One layer of the Transformer encoder with the \(\texttt{Sm}\) operator.

Given an input bag \(\mathbf{X} = \left[ \mathbf{x}_1, \ldots, \mathbf{x}_N \right]^\top \in \mathbb{R}^{N \times D}\), this module computes:

\[\begin{align*} \mathbf{Z} & = \mathbf{X} + \texttt{Sm}( \text{SelfAttention}( \text{LayerNorm}(\mathbf{X}) ) )\\ \mathbf{Y} & = \mathbf{Z} + \text{MLP}(\text{LayerNorm}(\mathbf{Z})), \\ \end{align*}\]

and outputs \(\mathbf{Y}\).

See Sm for more details on the Sm operator.

__init__(in_dim, out_dim=None, att_dim=512, n_heads=4, use_mlp=True, dropout=0.0, sm_alpha='trainable', sm_mode='approx', sm_steps=10)

Class constructor.

Parameters:

  • in_dim (int) –

    Input dimension.

  • out_dim

    Output dimension. If None, out_dim = in_dim.

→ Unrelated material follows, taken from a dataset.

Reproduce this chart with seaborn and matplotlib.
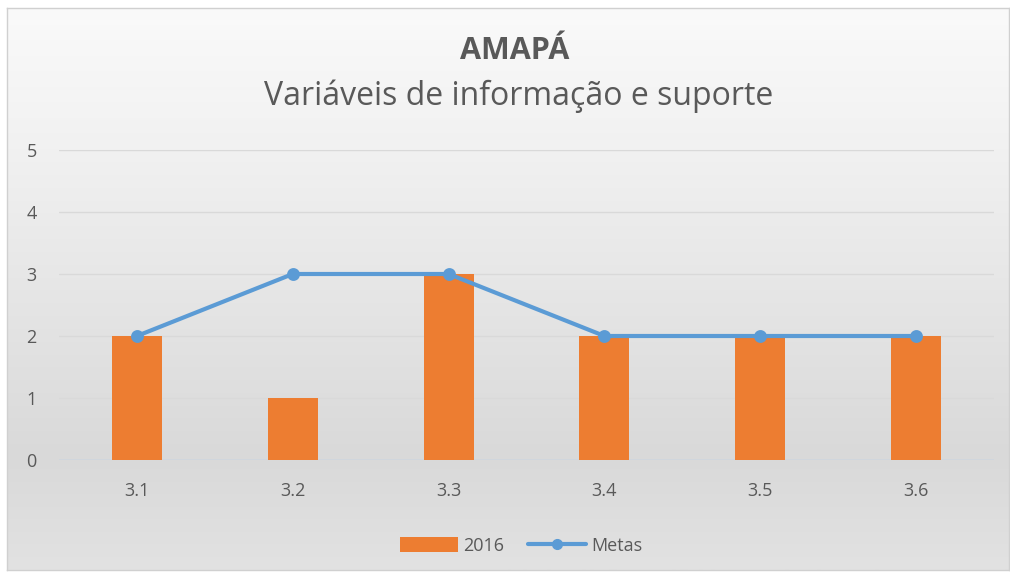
import numpy as np
import matplotlib
matplotlib.use("Agg")
import matplotlib.pyplot as plt
from matplotlib.colors import LinearSegmentedColormap
from matplotlib.patches import Patch
from matplotlib.lines import Line2D
import seaborn as sns

categories = ["3.1", "3.2", "3.3", "3.4", "3.5", "3.6"]
valores_2016 = [2, 1, 3, 2, 2, 2]
metas = [2, 3, 3, 2, 2, 2]
y_ticks = [0, 1, 2, 3, 4, 5]

title = "AMAPÁ"
subtitle = "Variáveis de informação e suporte"

bar_color = "#ed7d31"
line_color = "#5b9bd5"
text_color = "#595959"
grid_color = "#d9d9d9"

sns.set_theme(style="white")
plt.rcParams["font.family"] = ["Open Sans", "DejaVu Sans"]

W, H = 1010, 577
fig = plt.figure(figsize=(W / 100, H / 100), dpi=100, facecolor="white")

# gradient chart-area background with a thin frame
bg = fig.add_axes([7 / W, 7 / H, (W - 8) / W, (H - 15) / H])
grad = LinearSegmentedColormap.from_list(
    "bg", [(0.0, "#e2e2e2"), (0.2, "#d9d9d9"), (0.75, "#f1f1f1"), (1.0, "#fafafa")]
)
bg.imshow(np.linspace(0, 1, 256).reshape(-1, 1), cmap=grad, aspect="auto",
          origin="lower", extent=[0, 1, 0, 1])
bg.set_xlim(0, 1)
bg.set_ylim(0, 1)
bg.set_xticks([])
bg.set_yticks([])
for s in bg.spines.values():
    s.set_color("#d0d0d0")
    s.set_linewidth(1)

ax = fig.add_axes([59 / W, 1 - 460 / H, (994 - 59) / W, (460 - 150) / H])
ax.patch.set_alpha(0)

sns.barplot(x=categories, y=valores_2016, color=bar_color, width=0.32,
            saturation=1, linewidth=0, ax=ax, zorder=3)
sns.pointplot(x=categories, y=metas, color=line_color, markers="o",
              linestyles="-", linewidth=3, markersize=7, ax=ax, zorder=4)

ax.set_ylim(0, 5)
ax.set_xlim(-0.5, 5.5)
ax.set_yticks(y_ticks)
ax.yaxis.grid(True, color=grid_color, linewidth=1)
ax.set_axisbelow(True)
for s in ax.spines.values():
    s.set_visible(False)
ax.axhline(0, color="#cfd6de", linewidth=1.2, zorder=2)
ax.tick_params(axis="both", length=0, labelsize=13, labelcolor=text_color)
ax.tick_params(axis="y", pad=16)
ax.tick_params(axis="x", pad=16)
ax.set_xlabel("")
ax.set_ylabel("")

fig.text(515 / W, 1 - 51 / H, title, ha="center", va="center", fontsize=22,
         fontweight="bold", color=text_color)
fig.text(519 / W, 1 - 96 / H, subtitle, ha="center", va="center", fontsize=23,
         color=text_color)

handles = [
    Patch(facecolor=bar_color, edgecolor="none"),
    Line2D([0], [0], color=line_color, linewidth=3, marker="o", markersize=7),
]
fig.legend(handles, ["2016", "Metas"], loc="center", bbox_to_anchor=(0.516, 1 - 546 / H),
           ncol=2, frameon=False, fontsize=13, labelcolor=text_color,
           handlelength=3.2, handleheight=0.9, columnspacing=1.3, handletextpad=0.3)

fig.savefig("out.png", dpi=100, facecolor="white")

  • att_dim (int, default: 512 ) –

    Attention dimension.

  • n_heads (int, default: 4 ) –

    Number of heads.

  • use_mlp (bool, default: True ) –

    Whether to use feedforward layer.

  • dropout (float, default: 0.0 ) –

    Dropout rate

  • sm_alpha (float, default: 'trainable' ) –

    Alpha value for the Sm operator.

  • sm_mode (str, default: 'approx' ) –

    Sm mode.

  • sm_steps (int, default: 10 ) –

    Number of steps to approximate the exact Sm operator.

forward(X, adj, mask=None, return_att=False)

Forward method.

Parameters:

  • X (Tensor) –

    Input tensor of shape (batch_size, bag_size, in_dim).

  • adj (Tensor) –

    Adjacency matrix of shape (batch_size, bag_size, bag_size).

  • mask (Tensor, default: None ) –

    Mask tensor of shape (batch_size, bag_size).

  • return_att (bool, default: False ) –

    If True, returns attention weights, of shape (batch_size, n_heads, bag_size, bag_size).

Returns:

  • Y ( Tensor ) –

    Output tensor of shape (batch_size, bag_size, in_dim).